La crise a mis en évidence la nécessité et les difficultés d’une union bancaire pour la zone euro. Cette chronique soutient que, pour faire une union, il faut trois ingrédients cruciaux : une supervision commune, un mécanisme de résolution unique et des filets de sécurité communs. Le pouvoir de contrôle et les ressources de sauvetage doivent fonctionner en parallèle. Les dirigeants de la zone euro ont pris les premières mesures essentielles, mais des progrès supplémentaires sont nécessaires pour renforcer l’architecture financière de la monnaie unique.
Avant la crise, la monnaie commune et le marché unique favorisaient l’intégration financière. Les banques et les institutions financières opéraient facilement d’un pays à l’autre, le crédit allait là où il était demandé et les portefeuilles se diversifiaient de plus en plus. Le marché interbancaire fonctionnait sans problème et les conditions monétaires étaient relativement uniformes dans la zone euro. Il y a eu des effets secondaires, comme d’importants flux de capitaux au sein de la zone euro et l’accumulation connexe de déséquilibres souverains et privés. Mais, dans l’ensemble, une architecture financière hybride fondée sur une monnaie unique et un marché commun, ainsi que sur des filets de sécurité financière, un contrôle bancaire et une réglementation nationaux, a semblé bien servir la zone euro.
Les tensions inhérentes à la conception des institutions
La crise a mis à nu les tensions inhérentes à cette conception institutionnelle. Le coût des emprunts privés a augmenté en même temps que celui des emprunts souverains, ce qui a entraîné une procyclicité et a nui à la transmission monétaire. Cela a amplifié la fragmentation financière (figure 1) et la volatilité, et a donc exacerbé le ralentissement économique. Cette dynamique négative résulte de l’incapacité à contrôler les conditions locales de taux d’intérêt et d’une architecture qui a renforcé le lien entre les secteurs bancaire et réel d’un pays et la santé de ses finances publiques. Avec le recul, il est évident qu’en période de prospérité, les banques se sont développées dans de nombreux endroits à une échelle qui a dépassé les capacités de surveillance nationales, tandis qu’en période de crise, elles ont dépassé les ressources budgétaires nationales. Il est également évident que, dans l’architecture existante, si les finances d’un État souverain sont saines, la protection qu’il offre à ses banques est crédible. En revanche, si elles sont faibles, ses banques sont perçues comme vulnérables et doivent donc faire face à des coûts de financement plus élevés (figure 2) (voir Acharya et al. 2012, Gerlach, Schulz et Wolff 2010).

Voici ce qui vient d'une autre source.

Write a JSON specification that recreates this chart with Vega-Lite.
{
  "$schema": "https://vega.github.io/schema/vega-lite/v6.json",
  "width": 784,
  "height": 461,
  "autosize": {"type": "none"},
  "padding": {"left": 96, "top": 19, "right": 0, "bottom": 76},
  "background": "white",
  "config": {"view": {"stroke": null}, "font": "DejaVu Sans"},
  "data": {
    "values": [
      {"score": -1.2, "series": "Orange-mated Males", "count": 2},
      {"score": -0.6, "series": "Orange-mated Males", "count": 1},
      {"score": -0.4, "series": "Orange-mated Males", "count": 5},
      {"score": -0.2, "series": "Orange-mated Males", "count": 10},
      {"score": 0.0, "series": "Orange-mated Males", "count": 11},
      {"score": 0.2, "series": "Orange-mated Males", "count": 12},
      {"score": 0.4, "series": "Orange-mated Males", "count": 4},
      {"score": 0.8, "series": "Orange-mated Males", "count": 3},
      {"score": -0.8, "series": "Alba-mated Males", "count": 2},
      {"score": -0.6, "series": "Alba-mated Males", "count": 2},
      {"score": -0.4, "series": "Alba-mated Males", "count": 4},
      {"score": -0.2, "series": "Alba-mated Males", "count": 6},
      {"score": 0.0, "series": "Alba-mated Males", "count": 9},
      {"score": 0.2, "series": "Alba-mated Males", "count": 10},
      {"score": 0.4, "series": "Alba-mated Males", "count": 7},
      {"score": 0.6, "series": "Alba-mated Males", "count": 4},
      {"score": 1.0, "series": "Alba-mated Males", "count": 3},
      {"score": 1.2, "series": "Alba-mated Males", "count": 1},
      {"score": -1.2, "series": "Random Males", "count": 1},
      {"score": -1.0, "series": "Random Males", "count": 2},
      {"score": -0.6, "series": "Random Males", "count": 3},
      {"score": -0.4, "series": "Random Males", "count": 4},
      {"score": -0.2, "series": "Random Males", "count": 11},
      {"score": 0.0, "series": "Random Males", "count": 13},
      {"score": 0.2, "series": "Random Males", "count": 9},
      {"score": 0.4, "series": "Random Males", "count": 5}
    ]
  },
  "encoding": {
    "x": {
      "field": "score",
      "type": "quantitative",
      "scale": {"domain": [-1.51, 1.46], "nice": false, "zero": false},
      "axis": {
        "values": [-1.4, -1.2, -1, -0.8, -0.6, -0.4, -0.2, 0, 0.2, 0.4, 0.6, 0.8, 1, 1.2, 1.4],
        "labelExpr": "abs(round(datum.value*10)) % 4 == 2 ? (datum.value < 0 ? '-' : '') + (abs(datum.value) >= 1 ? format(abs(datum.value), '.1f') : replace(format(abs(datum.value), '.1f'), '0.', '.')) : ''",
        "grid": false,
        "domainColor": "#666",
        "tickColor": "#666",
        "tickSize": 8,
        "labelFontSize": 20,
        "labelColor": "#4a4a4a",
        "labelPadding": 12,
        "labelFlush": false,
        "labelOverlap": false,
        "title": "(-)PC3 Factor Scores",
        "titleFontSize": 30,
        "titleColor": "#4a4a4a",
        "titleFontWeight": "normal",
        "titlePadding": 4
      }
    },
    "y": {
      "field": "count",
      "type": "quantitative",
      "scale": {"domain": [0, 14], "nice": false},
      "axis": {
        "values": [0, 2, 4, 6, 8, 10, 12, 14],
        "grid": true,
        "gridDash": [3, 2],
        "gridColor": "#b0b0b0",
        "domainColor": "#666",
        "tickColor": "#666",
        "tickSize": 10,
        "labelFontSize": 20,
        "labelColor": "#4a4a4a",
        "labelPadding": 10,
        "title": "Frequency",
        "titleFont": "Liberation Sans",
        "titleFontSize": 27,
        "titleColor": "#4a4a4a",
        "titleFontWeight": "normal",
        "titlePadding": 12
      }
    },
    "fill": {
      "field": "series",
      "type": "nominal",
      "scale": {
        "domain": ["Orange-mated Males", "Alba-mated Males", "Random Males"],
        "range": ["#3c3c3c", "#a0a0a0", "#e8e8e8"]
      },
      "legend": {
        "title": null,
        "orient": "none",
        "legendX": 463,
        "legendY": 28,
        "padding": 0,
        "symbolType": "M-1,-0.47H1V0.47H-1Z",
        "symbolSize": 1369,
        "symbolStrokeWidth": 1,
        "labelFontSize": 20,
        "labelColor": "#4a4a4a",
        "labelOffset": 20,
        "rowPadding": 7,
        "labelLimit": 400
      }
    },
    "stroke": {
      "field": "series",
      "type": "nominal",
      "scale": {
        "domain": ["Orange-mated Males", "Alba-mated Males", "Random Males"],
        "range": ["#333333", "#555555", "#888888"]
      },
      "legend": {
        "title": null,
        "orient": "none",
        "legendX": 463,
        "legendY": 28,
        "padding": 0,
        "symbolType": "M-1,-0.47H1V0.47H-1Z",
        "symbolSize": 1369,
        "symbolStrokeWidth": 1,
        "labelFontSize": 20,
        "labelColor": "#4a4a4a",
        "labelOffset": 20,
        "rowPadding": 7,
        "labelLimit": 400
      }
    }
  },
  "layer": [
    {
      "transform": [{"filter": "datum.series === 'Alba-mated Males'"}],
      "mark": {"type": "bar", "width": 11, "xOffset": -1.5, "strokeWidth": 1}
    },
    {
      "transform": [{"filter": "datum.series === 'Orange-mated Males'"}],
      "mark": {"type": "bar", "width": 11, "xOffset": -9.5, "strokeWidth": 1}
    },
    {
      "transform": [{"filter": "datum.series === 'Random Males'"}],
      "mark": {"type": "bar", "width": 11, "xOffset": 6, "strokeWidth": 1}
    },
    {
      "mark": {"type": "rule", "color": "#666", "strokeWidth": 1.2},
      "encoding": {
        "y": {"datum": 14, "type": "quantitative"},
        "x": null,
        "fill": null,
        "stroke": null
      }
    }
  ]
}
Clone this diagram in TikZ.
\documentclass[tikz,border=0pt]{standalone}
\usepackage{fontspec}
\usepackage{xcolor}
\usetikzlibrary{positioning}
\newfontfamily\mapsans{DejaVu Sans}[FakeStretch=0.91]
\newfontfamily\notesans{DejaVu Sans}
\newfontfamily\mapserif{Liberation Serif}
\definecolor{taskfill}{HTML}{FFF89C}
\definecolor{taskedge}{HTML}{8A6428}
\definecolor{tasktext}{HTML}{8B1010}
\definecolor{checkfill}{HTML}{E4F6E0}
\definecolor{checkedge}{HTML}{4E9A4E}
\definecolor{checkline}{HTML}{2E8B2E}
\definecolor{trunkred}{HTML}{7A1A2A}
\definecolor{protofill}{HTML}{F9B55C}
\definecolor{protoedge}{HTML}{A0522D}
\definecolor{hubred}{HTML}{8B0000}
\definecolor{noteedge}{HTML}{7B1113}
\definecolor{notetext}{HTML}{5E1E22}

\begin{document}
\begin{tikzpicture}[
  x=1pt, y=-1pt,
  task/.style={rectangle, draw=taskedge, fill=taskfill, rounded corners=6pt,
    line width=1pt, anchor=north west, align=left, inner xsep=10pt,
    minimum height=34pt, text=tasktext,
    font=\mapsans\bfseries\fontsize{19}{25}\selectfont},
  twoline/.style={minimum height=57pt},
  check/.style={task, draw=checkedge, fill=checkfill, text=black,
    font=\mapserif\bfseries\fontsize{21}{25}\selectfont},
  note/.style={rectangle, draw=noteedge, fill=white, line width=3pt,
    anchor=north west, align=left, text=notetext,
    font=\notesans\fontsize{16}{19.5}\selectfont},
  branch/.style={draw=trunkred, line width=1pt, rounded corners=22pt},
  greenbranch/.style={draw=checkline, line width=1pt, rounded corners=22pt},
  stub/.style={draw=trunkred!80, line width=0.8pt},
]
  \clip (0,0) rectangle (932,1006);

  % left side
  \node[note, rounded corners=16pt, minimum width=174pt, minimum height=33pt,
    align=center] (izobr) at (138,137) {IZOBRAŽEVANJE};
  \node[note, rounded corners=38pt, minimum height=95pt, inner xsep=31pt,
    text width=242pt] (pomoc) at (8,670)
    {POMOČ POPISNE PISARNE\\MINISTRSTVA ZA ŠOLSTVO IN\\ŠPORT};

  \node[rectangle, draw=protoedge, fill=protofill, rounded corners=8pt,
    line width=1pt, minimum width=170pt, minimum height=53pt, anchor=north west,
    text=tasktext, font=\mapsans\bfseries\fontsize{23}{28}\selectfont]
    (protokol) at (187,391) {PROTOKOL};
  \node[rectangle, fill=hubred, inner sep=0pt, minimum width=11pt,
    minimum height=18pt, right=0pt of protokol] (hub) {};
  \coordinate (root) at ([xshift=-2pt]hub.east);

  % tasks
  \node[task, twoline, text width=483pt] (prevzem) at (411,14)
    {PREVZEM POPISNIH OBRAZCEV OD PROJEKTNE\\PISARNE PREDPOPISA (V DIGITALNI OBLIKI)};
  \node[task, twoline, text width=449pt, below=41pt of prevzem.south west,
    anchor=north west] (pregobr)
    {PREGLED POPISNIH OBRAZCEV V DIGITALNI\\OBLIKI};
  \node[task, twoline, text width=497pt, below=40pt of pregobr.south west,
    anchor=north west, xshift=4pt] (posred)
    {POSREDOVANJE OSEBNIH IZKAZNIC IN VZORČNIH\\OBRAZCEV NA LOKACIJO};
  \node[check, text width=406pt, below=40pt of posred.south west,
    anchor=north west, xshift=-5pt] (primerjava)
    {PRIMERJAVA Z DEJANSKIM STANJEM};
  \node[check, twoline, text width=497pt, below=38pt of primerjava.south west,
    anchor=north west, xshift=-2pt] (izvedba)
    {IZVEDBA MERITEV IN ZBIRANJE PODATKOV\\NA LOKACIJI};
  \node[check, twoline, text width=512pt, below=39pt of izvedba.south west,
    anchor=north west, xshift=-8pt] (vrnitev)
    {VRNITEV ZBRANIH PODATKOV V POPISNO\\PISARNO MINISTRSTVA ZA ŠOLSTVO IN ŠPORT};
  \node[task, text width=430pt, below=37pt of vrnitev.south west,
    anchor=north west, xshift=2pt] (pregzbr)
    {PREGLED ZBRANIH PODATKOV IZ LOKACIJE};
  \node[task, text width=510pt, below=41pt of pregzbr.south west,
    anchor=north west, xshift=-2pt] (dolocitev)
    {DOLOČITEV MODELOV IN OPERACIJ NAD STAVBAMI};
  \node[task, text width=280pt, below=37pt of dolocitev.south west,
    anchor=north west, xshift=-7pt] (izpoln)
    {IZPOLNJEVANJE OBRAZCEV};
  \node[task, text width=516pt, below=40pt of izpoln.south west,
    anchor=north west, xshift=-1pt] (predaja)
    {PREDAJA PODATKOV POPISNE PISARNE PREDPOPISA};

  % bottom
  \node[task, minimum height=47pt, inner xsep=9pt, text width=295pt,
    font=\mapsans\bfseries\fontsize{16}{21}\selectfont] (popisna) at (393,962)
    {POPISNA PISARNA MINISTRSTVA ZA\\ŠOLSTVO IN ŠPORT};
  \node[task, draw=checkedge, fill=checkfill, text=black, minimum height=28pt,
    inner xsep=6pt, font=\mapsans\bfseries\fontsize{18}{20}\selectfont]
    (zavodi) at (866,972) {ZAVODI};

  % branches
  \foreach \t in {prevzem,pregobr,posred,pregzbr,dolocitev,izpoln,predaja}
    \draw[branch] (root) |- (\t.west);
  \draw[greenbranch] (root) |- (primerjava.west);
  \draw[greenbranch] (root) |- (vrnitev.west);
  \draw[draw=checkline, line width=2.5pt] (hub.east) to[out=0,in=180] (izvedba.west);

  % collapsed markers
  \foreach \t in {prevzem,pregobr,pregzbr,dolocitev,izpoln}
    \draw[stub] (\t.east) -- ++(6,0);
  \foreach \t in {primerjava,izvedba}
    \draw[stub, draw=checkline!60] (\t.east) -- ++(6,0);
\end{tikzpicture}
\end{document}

La crise a également mis en évidence une deuxième tension. Les régulateurs nationaux peuvent favoriser indûment le système bancaire et l’économie d’un pays et ne pas internaliser les retombées transfrontalières, qui vont au-delà de leur mandat. En période de prospérité, ils peuvent ne pas tenir compte de la manière dont leurs actions contribuent à l’accumulation d’excès dans d’autres pays. Dans les périodes difficiles, elles peuvent encourager la réduction des activités transfrontalières de leurs banques, exacerbant ainsi la fragmentation financière.
Une union bancaire peut-elle aider et à quoi devrait-elle ressembler ?

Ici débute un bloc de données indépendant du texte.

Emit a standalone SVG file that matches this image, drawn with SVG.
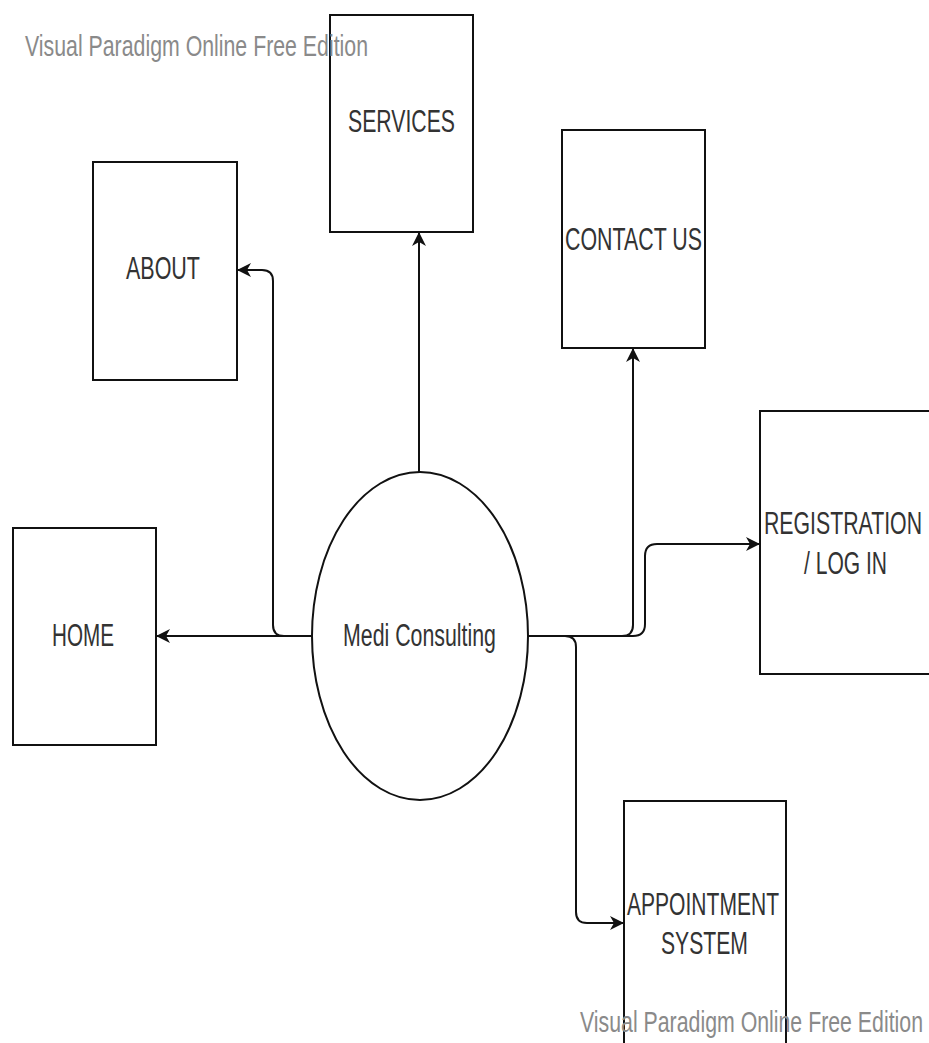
<svg xmlns="http://www.w3.org/2000/svg" width="929" height="1043" viewBox="0 0 929 1043">
<style>
.box{fill:#fff;stroke:#111;stroke-width:2}
.lbl{font-family:"Liberation Sans",Arial,sans-serif;font-size:31px;fill:#333}
.wm{font-family:"Liberation Sans",Arial,sans-serif;font-size:30px;fill:#8a8a8a}
.con{fill:none;stroke:#111;stroke-width:2}
</style>
<defs>
<marker id="arr" viewBox="0 0 14 14" refX="13" refY="7" markerWidth="14" markerHeight="14" markerUnits="userSpaceOnUse" orient="auto">
<path d="M0,0 L14,7 L0,14 L4,7 Z" fill="#111"/>
</marker>
</defs>
<rect width="929" height="1043" fill="#fff"/>
<g id="connectors">
<path class="con" d="M312,636 L157,636" marker-end="url(#arr)"/>
<path class="con" d="M312,636 L284,636 Q273,636 273,625 L273,281 Q273,270 262,270 L238,270" marker-end="url(#arr)"/>
<path class="con" d="M419,472 L419,233" marker-end="url(#arr)"/>
<path class="con" d="M528,636 L622,636 Q633,636 633,625 L633,349" marker-end="url(#arr)"/>
<path class="con" d="M528,636 L633,636 Q645,636 645,624 L645,556 Q645,544 657,544 L759,544" marker-end="url(#arr)"/>
<path class="con" d="M528,636 L565,636 Q576,636 576,647 L576,912 Q576,923 587,923 L623,923" marker-end="url(#arr)"/>
</g>
<g id="services">
<rect class="box" x="330" y="15" width="143" height="217"/>
<text class="lbl" x="348" y="132" textLength="107" lengthAdjust="spacingAndGlyphs">SERVICES</text>
</g>
<g id="about">
<rect class="box" x="93" y="162" width="144" height="218"/>
<text class="lbl" x="126" y="279" textLength="74" lengthAdjust="spacingAndGlyphs">ABOUT</text>
</g>
<g id="contact">
<rect class="box" x="562" y="130" width="143" height="218"/>
<text class="lbl" x="565" y="250" textLength="137" lengthAdjust="spacingAndGlyphs">CONTACT US</text>
</g>
<g id="home">
<rect class="box" x="13" y="528" width="143" height="217"/>
<text class="lbl" x="52" y="646" textLength="62" lengthAdjust="spacingAndGlyphs">HOME</text>
</g>
<g id="medi">
<ellipse cx="420" cy="636" rx="108" ry="164" fill="#fff" stroke="#111" stroke-width="2"/>
<text class="lbl" x="343" y="646" textLength="153" lengthAdjust="spacingAndGlyphs">Medi Consulting</text>
</g>
<g id="registration">
<rect class="box" x="760" y="411" width="180" height="263"/>
<text class="lbl" x="764" y="534" textLength="158" lengthAdjust="spacingAndGlyphs">REGISTRATION</text>
<text class="lbl" x="804" y="574" textLength="83" lengthAdjust="spacingAndGlyphs">/ LOG IN</text>
</g>
<g id="appointment">
<rect class="box" x="624" y="801" width="162" height="260"/>
<text class="lbl" x="627" y="915" textLength="152" lengthAdjust="spacingAndGlyphs">APPOINTMENT</text>
<text class="lbl" x="661" y="954" textLength="87" lengthAdjust="spacingAndGlyphs">SYSTEM</text>
</g>
<text class="wm" x="25" y="56" textLength="343" lengthAdjust="spacingAndGlyphs">Visual Paradigm Online Free Edition</text>
<text class="wm" x="580" y="1032" textLength="343" lengthAdjust="spacingAndGlyphs">Visual Paradigm Online Free Edition</text>
</svg>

Dans un article récent (Goyal et al. 2013), nous soutenons qu’une union bancaire bien conçue peut contribuer à résoudre ces deux tensions. Pour être efficace, le nouveau cadre institutionnel devrait comporter trois éléments :
Un cadre unique de réglementation et de surveillance.
Un mécanisme de résolution unique.
Un filet de sécurité commun.
Ces trois éléments sont nécessaires.
Un mécanisme de surveillance unique sans un cadre commun de résolution et de filet de sécurité ne contribuera guère à briser le cercle vicieux entre les banques et les souverains et à rétablir un mécanisme de transmission monétaire fonctionnant correctement.
En particulier, l’absence d’un cadre de résolution crédible entraverait l’efficacité du mécanisme de surveillance unique et empêcherait la prise de décisions en temps utile en laissant les autorités nationales gérer les conséquences budgétaires des décisions de surveillance des autres.
La recapitalisation des banques ainsi que les mécanismes de résolution et d’assurance des dépôts manqueraient de crédibilité sans l’assurance d’un soutien budgétaire et d’accords de partage des charges.
Inversement, des filets de sécurité et des mécanismes de sauvegarde communs sans une supervision et une résolution efficaces briseraient les liens entre les banques souveraines, mais risqueraient de fausser les incitations, de renforcer les tendances à l’abstention réglementaire et de transférer les pertes au niveau de la zone euro.
En bref, le pouvoir et les ressources doivent aller de pair.
L’Europe avance dans la bonne direction et (compte tenu des contraintes institutionnelles) à une vitesse louable. Des progrès importants ont été accomplis dans la mise en place d’un règlement unique et d’un mécanisme de surveillance unique, et l’objectif est de convenir d’un cadre pour un mécanisme européen de stabilité – la recapitalisation directe – d’ici juin 2013 et d’un mécanisme de résolution unique qui pourrait être en place en 2014. Il existe bien sûr des défis de mise en œuvre liés à la mise en pratique d’une surveillance commune efficace. Il est également essentiel d’éviter de bloquer les réformes. À cet égard, il est essentiel de convenir d’un cadre et d’un calendrier pour les filets de sécurité et les mesures de soutien communs.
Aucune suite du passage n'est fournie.